Germany’s Merkel Signals Deepening Rift With U.S. Under Trump
BERLIN — Angela Merkel’s weekend speech stating that Europe could no longer “fully count on others” was a sign of the widening cracks in the relationship between Germany and the U.S. — an alliance that has defined the post-World War II global order, experts and analysts said.
“All I can say is that we Europeans must really take our destiny into our own hands,” the German leader told the crowd of some 2,500 during a campaign event at a beer tent in Bavaria. “The times in which we can fully count on others are somewhat over, as I have experienced in the past few days.”
While Merkel never mentioned President Donald Trump by name, her blunt remarks followed a bruising series of meetings with the U.S. president at the NATO summit in Belgium and then at the G-7 gathering in Italy.
Trump sent a tweet criticizing Germany early Tuesday.
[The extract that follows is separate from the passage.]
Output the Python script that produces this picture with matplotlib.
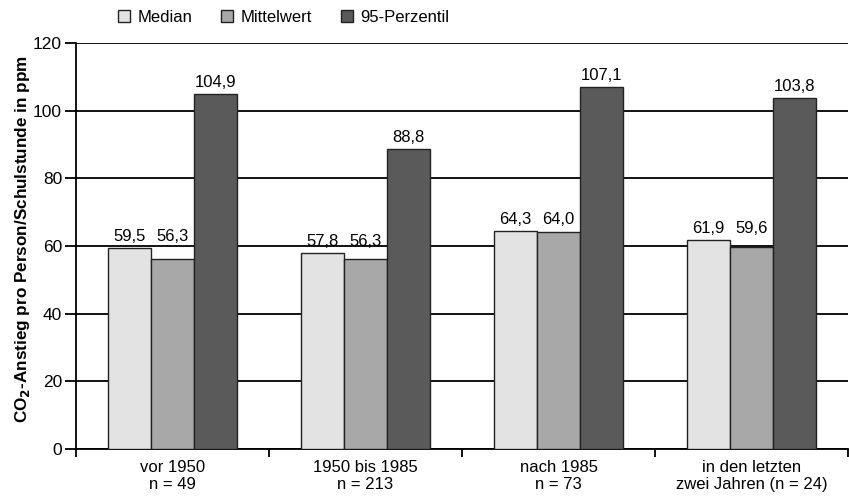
import matplotlib.pyplot as plt
import numpy as np

plt.rcParams['font.family'] = ['Liberation Sans', 'DejaVu Sans']

groups = ['vor 1950\nn = 49', '1950 bis 1985\nn = 213', 'nach 1985\nn = 73',
          'in den letzten\nzwei Jahren (n = 24)']
series = ['Median', 'Mittelwert', '95-Perzentil']
median = [59.5, 57.8, 64.3, 61.9]
mittelwert = [56.3, 56.3, 64.0, 59.6]
perzentil95 = [104.9, 88.8, 107.1, 103.8]
colors = ['#e3e3e3', '#a8a8a8', '#5a5a5a']

fig = plt.figure(figsize=(8.49, 5.0), dpi=100)
ax = fig.add_axes([0.0895, 0.102, 0.9095, 0.812])

x = np.arange(len(groups))
w = 0.222
all_vals = [median, mittelwert, perzentil95]
for i, (vals, c, name) in enumerate(zip(all_vals, colors, series)):
    pos = x + (i - 1) * w
    ax.bar(pos, vals, w, color=c, edgecolor='#222222', linewidth=1.0, label=name, zorder=3)
    for j, (p, v) in enumerate(zip(pos, vals)):
        # median and mean labels share one baseline above the taller of the two
        base = v if i == 2 else max(median[j], mittelwert[j])
        ax.text(p, base + 1.2, f'{v:.1f}'.replace('.', ','), ha='center', va='bottom',
                fontsize=12, zorder=4)

ax.set_xlim(-0.5, len(groups) - 0.5)
ax.set_ylim(0, 120)
ax.set_yticks(range(0, 121, 20))
ax.yaxis.grid(True, color='black', linewidth=1.3, zorder=0)
ax.set_xticks(np.arange(-0.5, len(groups), 1.0), minor=False)
ax.set_xticklabels([])
ax.set_xticks(x, minor=True)
ax.set_xticklabels(groups, minor=True, fontsize=12, linespacing=1.15)
ax.tick_params(axis='x', which='minor', length=0, pad=8)
ax.tick_params(axis='x', which='major', length=6, width=1.3)
ax.tick_params(axis='y', length=8, width=1.3, labelsize=12.5, pad=2)

for s in ['top', 'right']:
    ax.spines[s].set_visible(False)
for s in ['left', 'bottom']:
    ax.spines[s].set_linewidth(1.3)

ax.set_ylabel(r'CO$_\mathbf{2}$-Anstieg pro Person/Schulstunde in ppm',
              fontsize=12.3, fontweight='bold')
ax.yaxis.set_label_coords(-0.057, 0.517)

ax.legend(loc='center left', bbox_to_anchor=(0.054, 1.064), ncol=3, frameon=False,
          fontsize=12, handlelength=0.75, handleheight=0.75, columnspacing=1.7,
          handletextpad=0.45, borderaxespad=0, borderpad=0)

fig.savefig('out.png', dpi=100)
On Thursday, Trump did not explicitly promise to protect America’s NATO allies if they came under attack, instead alleging 23 out of the 28-member nations owed “massive amounts of money” to U.S. taxpayers. The U.S.-led NATO alliance made up mainly by European countries has for decades been a bulwark against the Soviet and then Russian aggression.
At the G-7 summit, European and other diplomats were frustrated that Trump refused to endorse a global climate change accord and said he needed more time to decide. Trump was also quoted as calling Germany “very bad” on trade — but the White House denied it.
Merkel’s comments were made on the election trail and therefore directed at a domestic audience as much as to an international one.
Michael van Hulten, a fellow at the London School of Economics, called Merkel’s speech “huge — German chancellor signalling the end of the post-WW2 Western consensus.”
Germany’s Sueddeutsche Zeitung newspaper stated that Sunday’s comments showed “Merkel no longer regards the USA as reliable.”
Elmar Thevessen, the deputy editor-in-chief at German public broadcaster ZDF, said that “Merkel sent a very important signal” from Europe.
“[French President Emmanuel] Macron and other European leaders seemed to have the same takeaway” from the encounter with Trump and his delegation at NATO’s headquarters and the G-7, he said.